I understand OpenMP 4.0 must target a broad range of accelerators, but I should first say that I will most likely be working with (and thinking here of) GPUs.
The following C++ code shows a loop parallelised across a default accelerator device; say a GPU. I've kept the parallel and for constructs separate here for clarity (though I wonder if a new combined construct could help reduce the verbosity).
- Code: Select all
#pragma omp target map(a[:4096])
#pragma omp teams
#pragma omp distribute
#pragma omp parallel
#pragma omp for
for (int i = 0; i < 4096; ++i)
My first question: Is the order of the parallel and distribute constructs significant? Is the position of the target construct significant?

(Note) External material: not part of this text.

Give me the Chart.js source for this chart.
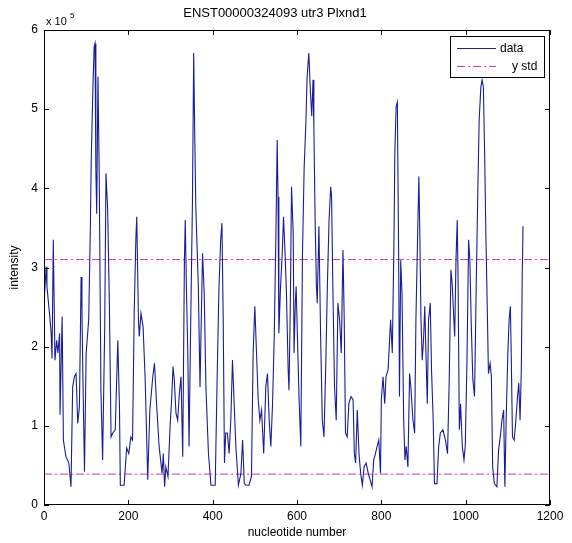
<!DOCTYPE html>
<html>
<head>
<meta charset="utf-8">
<script src="https://cdn.jsdelivr.net/npm/chart.js@4/dist/chart.umd.min.js"></script>
<style>html,body{margin:0;padding:0;background:#fff}</style>
</head>
<body>
<canvas id="chart" width="572" height="543"></canvas>
<script>
'use strict'

// ------------- data ------------- //
var nucleotide = [0,1,5,7,13,17,19,22,26,30,33,37,38,43,46,52,59,64,68,72,76,80,84,88,90,92,96,100,106,110,112,116,119,121,123,125,128,131,135,139,144,147,151,155,159,163,169,175,179,181,190,196,201,206,210,214,218,220,224,226,230,235,240,246,251,258,262,267,273,280,283,286,289,294,299,303,306,309,313,317,321,325,329,333,335,338,341,344,348,352,355,357,360,366,370,376,380,384,390,396,406,411,415,419,422,425,428,431,435,439,443,447,451,455,461,467,471,475,479,486,492,496,500,504,508,512,516,521,526,530,534,538,542,546,550,553,555,557,561,565,568,572,575,579,581,584,587,591,593,596,598,602,605,609,613,617,621,624,628,632,635,638,640,643,646,648,652,656,660,664,668,672,676,680,682,685,689,693,697,701,705,709,712,715,719,723,728,733,736,739,743,747,751,755,759,764,769,778,782,786,790,794,798,800,804,808,811,816,822,826,830,832,835,838,841,843,846,849,853,856,859,863,867,870,875,879,882,886,889,891,894,897,900,903,906,909,912,916,919,923,926,932,936,940,946,952,957,961,965,968,972,974,977,980,982,985,988,992,996,999,1003,1007,1010,1013,1017,1021,1025,1029,1032,1036,1039,1042,1045,1048,1051,1054,1058,1061,1064,1068,1074,1078,1082,1086,1090,1093,1096,1100,1103,1106,1108,1111,1115,1119,1123,1126,1129,1132,1134,1136];
// intensity in units of 10^5
var intensity = [1.49,2.63,3.01,2.76,2.42,2.17,1.85,3.35,1.83,2.08,1.92,2.17,1.14,2.38,0.82,0.61,0.53,0.23,1.49,1.62,1.66,1.03,1.24,2.88,2.46,1.71,0.42,1.92,2.34,3.52,4.36,5.28,5.79,5.83,4.23,3.68,5.41,4.15,1.45,0.57,2.25,4.19,3.73,2.55,0.86,0.91,0.95,2.08,1.24,0.25,0.25,0.72,0.65,0.86,0.82,2.46,3.39,3.64,2.34,2.13,2.42,2.25,1.58,0.32,1.2,1.62,1.79,1.28,0.74,0.4,0.65,0.23,0.48,0.36,0.99,1.37,1.75,1.58,1.16,1.07,1.41,1.62,0.61,3.09,3.6,2.67,1.92,0.74,2.34,3.81,5.71,4.86,3.77,2.76,1.49,3.18,2.67,1.49,0.65,0.25,0.25,1.71,2.76,3.35,3.56,2.34,0.53,0.91,0.91,0.65,1.07,1.83,1.28,0.74,0.25,0.4,0.82,0.27,0.25,0.25,0.36,1.92,2.51,1.92,1.33,1.07,1.2,0.65,1.49,1.66,1.07,0.74,1.28,2.13,3.43,4.61,3.89,2.17,2.76,3.18,3.64,3.14,2.67,1.71,1.45,2.46,4.02,3.43,1.92,2.55,2.76,1.92,1.33,0.74,3.18,4.27,4.82,5.41,5.71,5.2,4.91,5.37,4.78,3.6,2.76,2.55,3.52,2.13,1.07,0.86,1.71,2.76,3.6,4.02,3.89,2.76,1.49,1.07,2.55,2.34,1.92,3.22,2.34,0.91,0.86,1.28,1.37,1.33,0.65,0.53,1.2,0.65,0.4,0.25,0.48,0.53,0.4,0.23,0.57,0.65,0.74,0.82,0.4,1.33,1.62,1.28,1.62,1.71,2.34,1.92,3.35,4.44,5.03,5.09,3.18,1.37,3.09,2.67,1.07,0.57,0.74,0.48,1.66,1.49,1.07,0.91,2.34,3.39,4.15,3.52,2.34,1.83,2.08,2.51,1.87,1.28,2.34,2.55,1.71,1.07,0.27,0.27,0.74,0.91,0.95,0.82,0.65,1.58,2.97,2.8,2.34,2.13,3.09,3.6,2.84,0.95,1.28,0.74,0.57,0.74,1.79,3.35,3.09,2.34,1.58,1.37,2.76,4.02,4.86,5.28,5.37,5.28,4.44,3.39,2.55,1.66,1.79,1.62,0.48,0.27,0.23,0.69,0.86,1.07,1.2,0.23,1.07,1.92,2.34,2.51,1.92,0.86,0.82,1.07,1.37,1.54,1.07,1.71,2.84,3.52];
var stdLevels = [3.1, 0.39];
var xRange = [0, 1200];
var yRange = [0, 6];

var FONT = "'Liberation Sans', Arial, Helvetica, sans-serif";
var STD_COLOR = '#c23cc2';
var ctx;
var myLineChart;

function buildPoints(){
  var pts = [];
  for (let i = 0; i < nucleotide.length; i++)
    pts.push({x: nucleotide[i], y: intensity[i]});
  return pts;
}

// both std levels in one dataset, split by a gap
function stdPoints(){
  var pts = [];
  stdLevels.forEach(function(level, k){
    if (k > 0) pts.push({x: xRange[1], y: null});
    pts.push({x: xRange[0], y: level});
    pts.push({x: xRange[1], y: level});
  });
  return pts;
}

// MATLAB style box, inward ticks, exponent label and legend
var matlabAxes = {
  id: 'matlabAxes',
  afterDatasetsDraw: function(chart){
    var c = chart.ctx, a = chart.chartArea;
    var sx = chart.scales.x, sy = chart.scales.y;
    c.save();
    c.strokeStyle = '#000';
    c.lineWidth = 1;
    c.strokeRect(Math.round(a.left)+0.5, Math.round(a.top)+0.5,
                 Math.round(a.right-a.left)-1, Math.round(a.bottom-a.top)-1);
    c.beginPath();
    sx.ticks.forEach(function(t){
      var p = Math.round(sx.getPixelForValue(t.value))+0.5;
      c.moveTo(p, a.bottom); c.lineTo(p, a.bottom-5);
      c.moveTo(p, a.top); c.lineTo(p, a.top+5);
    });
    sy.ticks.forEach(function(t){
      var p = Math.round(sy.getPixelForValue(t.value))+0.5;
      c.moveTo(a.left, p); c.lineTo(a.left+5, p);
      c.moveTo(a.right, p); c.lineTo(a.right-5, p);
    });
    c.stroke();

    // exponent
    c.fillStyle = '#000';
    c.font = '11px ' + FONT;
    c.textBaseline = 'alphabetic';
    c.textAlign = 'left';
    c.fillText('x 10', a.left+2, a.top-5);
    c.font = '8px ' + FONT;
    c.fillText('5', a.left+26, a.top-12);

    // legend
    var lx = a.right-100, ly = a.top+6, lw = 94, lh = 41;
    c.fillStyle = '#fff';
    c.fillRect(lx, ly, lw, lh);
    c.strokeStyle = '#000';
    c.strokeRect(lx+0.5, ly+0.5, lw, lh);
    var ds = chart.data.datasets;
    var textX = [lx+50, lx+62];
    ds.forEach(function(d, k){
      var y = ly + 12.5 + k*18;
      c.beginPath();
      c.strokeStyle = d.borderColor;
      c.lineWidth = 1;
      c.setLineDash(d.borderDash || []);
      c.moveTo(lx+7, y); c.lineTo(lx+46, y);
      c.stroke();
      c.setLineDash([]);
      c.fillStyle = '#000';
      c.font = '12px ' + FONT;
      c.textBaseline = 'middle';
      c.fillText(d.label, textX[k], y);
    });
    c.restore();
  }
};

function initChart(){
  ctx = document.getElementById('chart').getContext('2d');
  myLineChart = new Chart(ctx, {
    type: 'line',
    data: {
      datasets: [{
        label: 'data',
        data: buildPoints(),
        borderColor: '#1c1c96',
        borderWidth: 1.1,
        pointRadius: 0,
        tension: 0,
        fill: false,
        order: 0
      }, {
        label: 'y std',
        data: stdPoints(),
        borderColor: STD_COLOR,
        borderWidth: 1,
        borderDash: [8, 3, 2, 3],
        pointRadius: 0,
        spanGaps: false,
        fill: false,
        order: 1
      }]
    },
    options: {
      responsive: false,
      animation: false,
      devicePixelRatio: 1,
      layout: {padding: {left: 0, right: 22, top: 0, bottom: 0}},
      plugins: {
        legend: {display: false},
        tooltip: {enabled: false},
        title: {
          display: true,
          text: 'ENST00000324093 utr3 Plxnd1',
          color: '#000',
          font: {family: FONT, size: 13, weight: 'normal'},
          padding: {top: 6, bottom: 8.4}
        }
      },
      scales: {
        x: {
          type: 'linear',
          min: xRange[0],
          max: xRange[1],
          grid: {display: false, drawTicks: false},
          border: {display: false},
          ticks: {stepSize: 200, color: '#000', padding: 4, maxRotation: 0,
                  font: {family: FONT, size: 12},
                  callback: function(v){ return String(v); }},
          title: {display: true, text: 'nucleotide number', color: '#000',
                  font: {family: FONT, size: 12}, padding: {top: 0, bottom: 3}},
          afterFit: function(s){ s.height = 38; }
        },
        y: {
          type: 'linear',
          min: yRange[0],
          max: yRange[1],
          grid: {display: false, drawTicks: false},
          border: {display: false},
          ticks: {stepSize: 1, color: '#000', padding: 6,
                  font: {family: FONT, size: 12}},
          title: {display: true, text: 'intensity', color: '#000',
                  font: {family: FONT, size: 12}, padding: {top: 7, bottom: 4}},
          afterFit: function(s){ s.width = 44; }
        }
      }
    },
    plugins: [matlabAxes]
  });
}

initChart();
</script>
</body>
</html>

If I don't use the "declare target" directive on a function which I then attempt to use within the scope of a target construct, should I receive an error, or might the implementation silently fall back to a host implementation?
Following on from the last question: if, say, a target device is not supported by the implementation, is there a way to tell that my target region did/will not run on the accelerator?
On page 46 of the RC2 it is stated for C/C++ "When the size of the array dimension is not known, the length must be specified explicitly." Would a C++11 std::array also be compatible here?
If I omit any use of the map clause, what will be the default map-type for variables referenced within a target region?
In Section 2.9.3 target update, there is reference to a "to" and "from" clauses. I can't find any reference to these clauses elsewhere. Shouldn't it be map that's used here?